Part of the answer, he believes, appears to lie in the development of two- or three-storey buildings that would increase levels of medium-density housing in our suburbs. “There’s no need to go to high-rise towers. If you keep at around three storeys, you can also keep the cost down so it’s not so different to conventional suburban housing that normal residential builders can be involved with. However, if you go to six, eight or twelve storeys it’s much more expensive because you have a different sort of workforce operating and you require lifts and all sorts of other technologies. Looking at those options is something that we do here as part of our research.”

If Melbourne is to embrace the concept of higher-density living, how would this impact on our public transport system, which is already at breaking point? “We have noticed that the transport system is under more stress, particularly in some of the inner urban areas that have had significant increases in population because of apartment redevelopment,” says the professor. “That’s where we really have to develop much more creative partnerships between government and private enterprise, and we do need to invest in our transport infrastructure; it’s impossible to think of doing otherwise. I think that government has to understand that these investments should be viewed only in the long term and that it has to take a more managerial role in determining some of this outcome.

“We do need more trains, for example, but we also need to be thinking a lot more about how we redevelop our suburbs and make them denser, and part of that is to think about not just housing, but also the way we work and where our industry’s located. We might even decentralise some of our industry and workplaces so we don’t need to commute so far, therefore reducing our requirement for public transport. There’s a real need for development that includes more facilities within our suburban areas — facilities such as non-impact-based manufacturing, research, commercial and office-type activities — and while we’re doing that partially with our activity centre development, we could go further.

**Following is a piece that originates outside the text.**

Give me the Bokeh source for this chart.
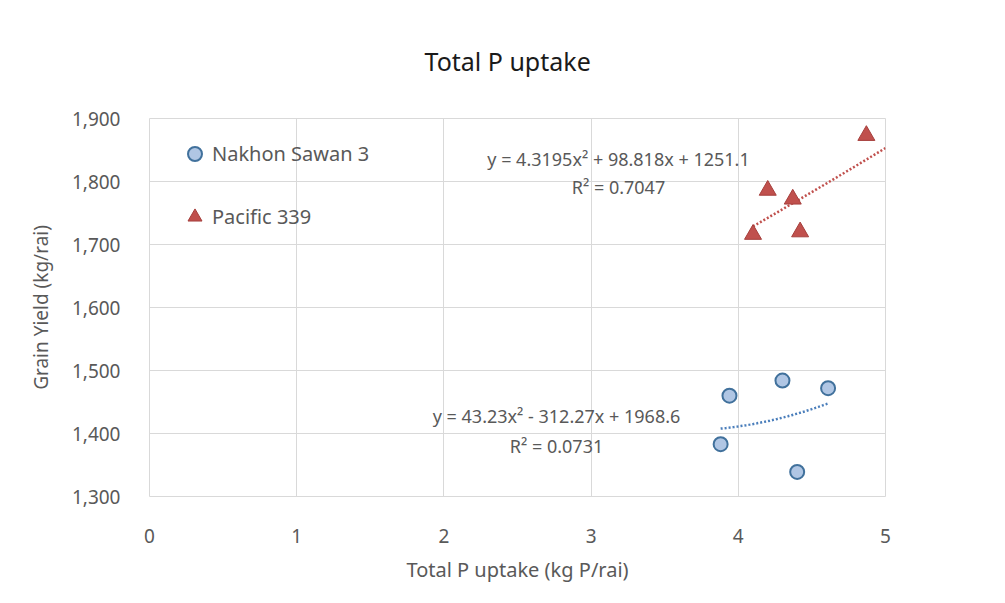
from bokeh.plotting import figure
from bokeh.models import Label, Legend, LegendItem, FixedTicker, NumeralTickFormatter, Title
from bokeh.embed import file_html
from bokeh.resources import INLINE
import numpy as np

# ---- data ----
ns3_x = [3.88, 3.94, 4.30, 4.40, 4.61]
ns3_y = [1383, 1460, 1484, 1339, 1472]
p339_x = [4.10, 4.20, 4.37, 4.42, 4.87]
p339_y = [1716, 1786, 1772, 1720, 1873]

ns3_coef = [43.23, -312.27, 1968.6]
p339_coef = [4.3195, 98.818, 1251.1]
ns3_trend_range = [3.88, 4.61]
p339_trend_range = [4.10, 5.0]

ns3_eq = "y = 43.23x² - 312.27x + 1968.6"
ns3_r2 = "R² = 0.0731"
p339_eq = "y = 4.3195x² + 98.818x + 1251.1"
p339_r2 = "R² = 0.7047"

x_ticks = [0, 1, 2, 3, 4, 5]
y_ticks = [1300, 1400, 1500, 1600, 1700, 1800, 1900]

title_text = "Total P uptake"
x_label = "Total P uptake (kg P/rai)"
y_label = "Grain Yield (kg/rai)"

FONT = "Noto Sans"
GRID = "#d9d9d9"
TXT = "#595959"

W, H = 1000, 600
FL, FR, FT, FB = 149, 885, 118, 496
p = figure(width=W, height=H, x_range=(0, 5), y_range=(1300, 1900),
           output_backend="svg", toolbar_location=None,
           min_border_left=FL, min_border_right=W - FR,
           min_border_top=FT, min_border_bottom=H - FB)
p.outline_line_color = GRID
p.outline_line_width = 1
p.background_fill_color = "white"
p.border_fill_color = "white"

p.title = Title(text=title_text, align="left", offset=275, standoff=82,
                text_font=FONT, text_font_size="25px", text_font_style="normal",
                text_color="#1a1a1a")

for ax in (p.xaxis[0], p.yaxis[0]):
    ax.axis_line_color = None
    ax.major_tick_line_color = None
    ax.minor_tick_line_color = None
    ax.major_label_text_font = FONT
    ax.major_label_text_color = TXT
    ax.major_label_text_font_size = "19px"
    ax.axis_label_text_font = FONT
    ax.axis_label_text_color = TXT
    ax.axis_label_text_font_style = "normal"

p.xaxis.axis_label_text_font_size = "20px"
p.yaxis.axis_label_text_font_size = "19px"
p.xaxis.ticker = FixedTicker(ticks=x_ticks)
p.yaxis.ticker = FixedTicker(ticks=y_ticks)
p.yaxis.formatter = NumeralTickFormatter(format="0,0")
p.xaxis.major_label_standoff = 26
p.yaxis.major_label_standoff = 23
p.xaxis.axis_label = x_label
p.yaxis.axis_label = y_label
p.xaxis.axis_label_standoff = 10
p.yaxis.axis_label_standoff = 15

p.xgrid.ticker = FixedTicker(ticks=x_ticks)
p.ygrid.ticker = FixedTicker(ticks=y_ticks)
p.xgrid.grid_line_color = GRID
p.ygrid.grid_line_color = GRID

# trend lines (from the fitted polynomial coefficients shown on the chart)
def quad(coef, rng):
    xs = np.linspace(rng[0], rng[1], 60)
    return xs, coef[0] * xs ** 2 + coef[1] * xs + coef[2]

bx, by = quad(ns3_coef, ns3_trend_range)
rx, ry = quad(p339_coef, p339_trend_range)
p.line(bx, by, line_color="#4a7ebb", line_width=2.5, line_dash="2 2")
p.line(rx, ry, line_color="#c0504d", line_width=2.5, line_dash="2 2")

r_ns3 = p.scatter(ns3_x, ns3_y, marker="circle", size=14, fill_color="#b0c6e4",
                  line_color="#41719c", line_width=2)
r_p339 = p.scatter(p339_x, p339_y, marker="triangle", size=17, fill_color="#c0504d",
                   line_color="#a63f3c", line_width=1)

legend = Legend(items=[LegendItem(label="Nakhon Sawan 3", renderers=[r_ns3]),
                       LegendItem(label="Pacific 339", renderers=[r_p339])],
                location=(28, 262), orientation="vertical",
                border_line_color=None, background_fill_alpha=0,
                padding=0, margin=0, spacing=28, label_height=35,
                glyph_height=35, glyph_width=35, label_standoff=0,
                label_text_font=FONT, label_text_font_size="20px",
                label_text_color=TXT)
p.add_layout(legend)

def lab(x, y, t, size="18px", color=TXT):
    p.add_layout(Label(x=x, y=y, text=t, text_font=FONT, text_font_size=size,
                       text_color=color, text_align="center", text_baseline="middle"))

lab(3.186, 1836.5, p339_eq)
lab(3.186, 1790.5, p339_r2)
lab(2.765, 1427, ns3_eq)
lab(2.765, 1379.4, ns3_r2)

open("out.html", "w").write(file_html(p, INLINE))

“Another thing we need to look at is the way we provide energy to our houses. For example, rather than having big, centralised coal-fired electrical generators that are a very inefficient form of energy distribution, we could have, say, gas turbines at a neighbourhood level that not only provide our electricity but also our heating and cooling. You get much greater efficiencies in doing that.”

Perhaps most importantly, achieving a sustainable future for Melbourne requires an integrated approach. “We’ve got to stop thinking about it in a piecemeal way,” says Professor Murray, “and really try to get together, both as a community and as professionals in the built environment. Importantly, in some ways we know what to do. For example, we know what the appropriate designs should be and what the appropriate technologies should be, but at the moment there are too many obstacles, both institutional and within communities. No one’s yet been able to break through these obstacles either at the level of governance, at the level of community or at the level of finance and other sectors and we really need to do that otherwise the changes are not sufficient to secure a sustainable future. 

“The solution lies in being prepared to work together and communicate in a more open way.”